- What is asked
Transcribe all of the records precisely as they are presented.

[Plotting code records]
=====

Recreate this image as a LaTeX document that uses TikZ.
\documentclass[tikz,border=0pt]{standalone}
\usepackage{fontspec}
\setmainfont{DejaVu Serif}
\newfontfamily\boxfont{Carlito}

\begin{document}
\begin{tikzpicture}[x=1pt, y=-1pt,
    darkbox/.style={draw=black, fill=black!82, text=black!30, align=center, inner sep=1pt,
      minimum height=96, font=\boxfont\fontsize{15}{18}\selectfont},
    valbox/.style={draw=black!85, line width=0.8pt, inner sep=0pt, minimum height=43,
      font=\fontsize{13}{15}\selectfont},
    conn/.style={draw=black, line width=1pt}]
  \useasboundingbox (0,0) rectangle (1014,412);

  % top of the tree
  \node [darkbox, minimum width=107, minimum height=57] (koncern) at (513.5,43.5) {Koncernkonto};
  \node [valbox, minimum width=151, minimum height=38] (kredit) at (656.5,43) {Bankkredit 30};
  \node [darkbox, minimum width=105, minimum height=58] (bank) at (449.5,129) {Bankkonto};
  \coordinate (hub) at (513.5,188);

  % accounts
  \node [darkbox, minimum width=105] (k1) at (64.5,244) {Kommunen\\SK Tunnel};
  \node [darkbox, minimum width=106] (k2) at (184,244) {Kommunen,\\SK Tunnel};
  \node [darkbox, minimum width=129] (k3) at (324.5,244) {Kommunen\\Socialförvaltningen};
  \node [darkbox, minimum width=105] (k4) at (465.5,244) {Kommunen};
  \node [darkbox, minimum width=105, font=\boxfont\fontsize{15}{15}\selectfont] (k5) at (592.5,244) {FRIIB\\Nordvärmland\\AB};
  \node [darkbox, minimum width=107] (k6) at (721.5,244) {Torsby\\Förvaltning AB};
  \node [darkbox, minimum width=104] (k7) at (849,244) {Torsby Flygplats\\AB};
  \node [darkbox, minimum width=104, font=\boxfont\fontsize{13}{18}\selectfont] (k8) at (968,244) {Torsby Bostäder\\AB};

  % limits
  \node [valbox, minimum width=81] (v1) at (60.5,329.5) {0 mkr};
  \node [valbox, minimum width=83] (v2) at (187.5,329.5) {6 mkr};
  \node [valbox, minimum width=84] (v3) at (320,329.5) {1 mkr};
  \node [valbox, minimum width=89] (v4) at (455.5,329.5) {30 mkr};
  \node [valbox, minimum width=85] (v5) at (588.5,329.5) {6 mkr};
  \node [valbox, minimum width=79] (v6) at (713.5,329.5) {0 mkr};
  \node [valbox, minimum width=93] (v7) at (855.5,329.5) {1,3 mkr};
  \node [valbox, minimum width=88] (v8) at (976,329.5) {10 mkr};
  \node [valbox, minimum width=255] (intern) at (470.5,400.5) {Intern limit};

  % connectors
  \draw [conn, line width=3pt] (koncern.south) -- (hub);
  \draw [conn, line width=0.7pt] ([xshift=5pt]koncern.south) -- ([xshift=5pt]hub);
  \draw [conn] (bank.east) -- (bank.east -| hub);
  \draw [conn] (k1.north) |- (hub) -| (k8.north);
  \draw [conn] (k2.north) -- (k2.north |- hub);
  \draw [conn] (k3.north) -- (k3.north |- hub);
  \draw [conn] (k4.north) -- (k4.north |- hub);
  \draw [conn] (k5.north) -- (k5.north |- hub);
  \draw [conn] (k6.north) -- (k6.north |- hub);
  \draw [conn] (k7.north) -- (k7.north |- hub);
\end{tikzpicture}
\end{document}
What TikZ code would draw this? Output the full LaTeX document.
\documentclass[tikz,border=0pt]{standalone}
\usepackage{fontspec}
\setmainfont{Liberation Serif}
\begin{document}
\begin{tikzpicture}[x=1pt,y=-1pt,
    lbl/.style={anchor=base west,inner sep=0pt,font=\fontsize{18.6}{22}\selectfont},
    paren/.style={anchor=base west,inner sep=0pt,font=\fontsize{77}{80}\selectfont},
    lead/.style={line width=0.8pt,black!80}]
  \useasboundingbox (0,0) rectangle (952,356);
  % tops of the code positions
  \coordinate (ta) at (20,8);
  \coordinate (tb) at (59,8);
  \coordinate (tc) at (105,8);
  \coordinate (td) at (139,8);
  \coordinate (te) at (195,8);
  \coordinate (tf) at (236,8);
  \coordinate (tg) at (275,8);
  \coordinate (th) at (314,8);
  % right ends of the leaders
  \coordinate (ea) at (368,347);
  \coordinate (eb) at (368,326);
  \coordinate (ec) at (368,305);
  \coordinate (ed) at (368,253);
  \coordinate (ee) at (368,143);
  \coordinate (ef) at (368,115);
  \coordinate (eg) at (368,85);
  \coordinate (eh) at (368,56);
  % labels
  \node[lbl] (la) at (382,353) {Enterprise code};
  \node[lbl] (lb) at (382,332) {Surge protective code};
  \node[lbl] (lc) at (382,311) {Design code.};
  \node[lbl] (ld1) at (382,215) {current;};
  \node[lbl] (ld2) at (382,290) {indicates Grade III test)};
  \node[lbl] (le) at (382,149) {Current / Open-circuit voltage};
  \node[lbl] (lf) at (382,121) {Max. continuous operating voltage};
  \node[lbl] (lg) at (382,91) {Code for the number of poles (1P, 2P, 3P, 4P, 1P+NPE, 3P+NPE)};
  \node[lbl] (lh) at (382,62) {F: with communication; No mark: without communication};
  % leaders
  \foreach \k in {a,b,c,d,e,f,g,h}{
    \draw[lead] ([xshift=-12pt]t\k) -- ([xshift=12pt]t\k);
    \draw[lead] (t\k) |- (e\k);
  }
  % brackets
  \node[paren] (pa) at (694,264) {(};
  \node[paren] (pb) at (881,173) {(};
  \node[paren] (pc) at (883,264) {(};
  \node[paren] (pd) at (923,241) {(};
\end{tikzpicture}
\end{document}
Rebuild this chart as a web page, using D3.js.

=====

- Output
Recreate this image as a LaTeX document that uses TikZ.
\documentclass[tikz,border=0pt]{standalone}
\usepackage{fontspec}
\setmainfont{DejaVu Serif}
\newfontfamily\boxfont{Carlito}

\begin{document}
\begin{tikzpicture}[x=1pt, y=-1pt,
    darkbox/.style={draw=black, fill=black!82, text=black!30, align=center, inner sep=1pt,
      minimum height=96, font=\boxfont\fontsize{15}{18}\selectfont},
    valbox/.style={draw=black!85, line width=0.8pt, inner sep=0pt, minimum height=43,
      font=\fontsize{13}{15}\selectfont},
    conn/.style={draw=black, line width=1pt}]
  \useasboundingbox (0,0) rectangle (1014,412);

  % top of the tree
  \node [darkbox, minimum width=107, minimum height=57] (koncern) at (513.5,43.5) {Koncernkonto};
  \node [valbox, minimum width=151, minimum height=38] (kredit) at (656.5,43) {Bankkredit 30};
  \node [darkbox, minimum width=105, minimum height=58] (bank) at (449.5,129) {Bankkonto};
  \coordinate (hub) at (513.5,188);

  % accounts
  \node [darkbox, minimum width=105] (k1) at (64.5,244) {Kommunen\\SK Tunnel};
  \node [darkbox, minimum width=106] (k2) at (184,244) {Kommunen,\\SK Tunnel};
  \node [darkbox, minimum width=129] (k3) at (324.5,244) {Kommunen\\Socialförvaltningen};
  \node [darkbox, minimum width=105] (k4) at (465.5,244) {Kommunen};
  \node [darkbox, minimum width=105, font=\boxfont\fontsize{15}{15}\selectfont] (k5) at (592.5,244) {FRIIB\\Nordvärmland\\AB};
  \node [darkbox, minimum width=107] (k6) at (721.5,244) {Torsby\\Förvaltning AB};
  \node [darkbox, minimum width=104] (k7) at (849,244) {Torsby Flygplats\\AB};
  \node [darkbox, minimum width=104, font=\boxfont\fontsize{13}{18}\selectfont] (k8) at (968,244) {Torsby Bostäder\\AB};

  % limits
  \node [valbox, minimum width=81] (v1) at (60.5,329.5) {0 mkr};
  \node [valbox, minimum width=83] (v2) at (187.5,329.5) {6 mkr};
  \node [valbox, minimum width=84] (v3) at (320,329.5) {1 mkr};
  \node [valbox, minimum width=89] (v4) at (455.5,329.5) {30 mkr};
  \node [valbox, minimum width=85] (v5) at (588.5,329.5) {6 mkr};
  \node [valbox, minimum width=79] (v6) at (713.5,329.5) {0 mkr};
  \node [valbox, minimum width=93] (v7) at (855.5,329.5) {1,3 mkr};
  \node [valbox, minimum width=88] (v8) at (976,329.5) {10 mkr};
  \node [valbox, minimum width=255] (intern) at (470.5,400.5) {Intern limit};

  % connectors
  \draw [conn, line width=3pt] (koncern.south) -- (hub);
  \draw [conn, line width=0.7pt] ([xshift=5pt]koncern.south) -- ([xshift=5pt]hub);
  \draw [conn] (bank.east) -- (bank.east -| hub);
  \draw [conn] (k1.north) |- (hub) -| (k8.north);
  \draw [conn] (k2.north) -- (k2.north |- hub);
  \draw [conn] (k3.north) -- (k3.north |- hub);
  \draw [conn] (k4.north) -- (k4.north |- hub);
  \draw [conn] (k5.north) -- (k5.north |- hub);
  \draw [conn] (k6.north) -- (k6.north |- hub);
  \draw [conn] (k7.north) -- (k7.north |- hub);
\end{tikzpicture}
\end{document}
What TikZ code would draw this? Output the full LaTeX document.
\documentclass[tikz,border=0pt]{standalone}
\usepackage{fontspec}
\setmainfont{Liberation Serif}
\begin{document}
\begin{tikzpicture}[x=1pt,y=-1pt,
    lbl/.style={anchor=base west,inner sep=0pt,font=\fontsize{18.6}{22}\selectfont},
    paren/.style={anchor=base west,inner sep=0pt,font=\fontsize{77}{80}\selectfont},
    lead/.style={line width=0.8pt,black!80}]
  \useasboundingbox (0,0) rectangle (952,356);
  % tops of the code positions
  \coordinate (ta) at (20,8);
  \coordinate (tb) at (59,8);
  \coordinate (tc) at (105,8);
  \coordinate (td) at (139,8);
  \coordinate (te) at (195,8);
  \coordinate (tf) at (236,8);
  \coordinate (tg) at (275,8);
  \coordinate (th) at (314,8);
  % right ends of the leaders
  \coordinate (ea) at (368,347);
  \coordinate (eb) at (368,326);
  \coordinate (ec) at (368,305);
  \coordinate (ed) at (368,253);
  \coordinate (ee) at (368,143);
  \coordinate (ef) at (368,115);
  \coordinate (eg) at (368,85);
  \coordinate (eh) at (368,56);
  % labels
  \node[lbl] (la) at (382,353) {Enterprise code};
  \node[lbl] (lb) at (382,332) {Surge protective code};
  \node[lbl] (lc) at (382,311) {Design code.};
  \node[lbl] (ld1) at (382,215) {current;};
  \node[lbl] (ld2) at (382,290) {indicates Grade III test)};
  \node[lbl] (le) at (382,149) {Current / Open-circuit voltage};
  \node[lbl] (lf) at (382,121) {Max. continuous operating voltage};
  \node[lbl] (lg) at (382,91) {Code for the number of poles (1P, 2P, 3P, 4P, 1P+NPE, 3P+NPE)};
  \node[lbl] (lh) at (382,62) {F: with communication; No mark: without communication};
  % leaders
  \foreach \k in {a,b,c,d,e,f,g,h}{
    \draw[lead] ([xshift=-12pt]t\k) -- ([xshift=12pt]t\k);
    \draw[lead] (t\k) |- (e\k);
  }
  % brackets
  \node[paren] (pa) at (694,264) {(};
  \node[paren] (pb) at (881,173) {(};
  \node[paren] (pc) at (883,264) {(};
  \node[paren] (pd) at (923,241) {(};
\end{tikzpicture}
\end{document}
Rebuild this chart as a web page, using D3.js.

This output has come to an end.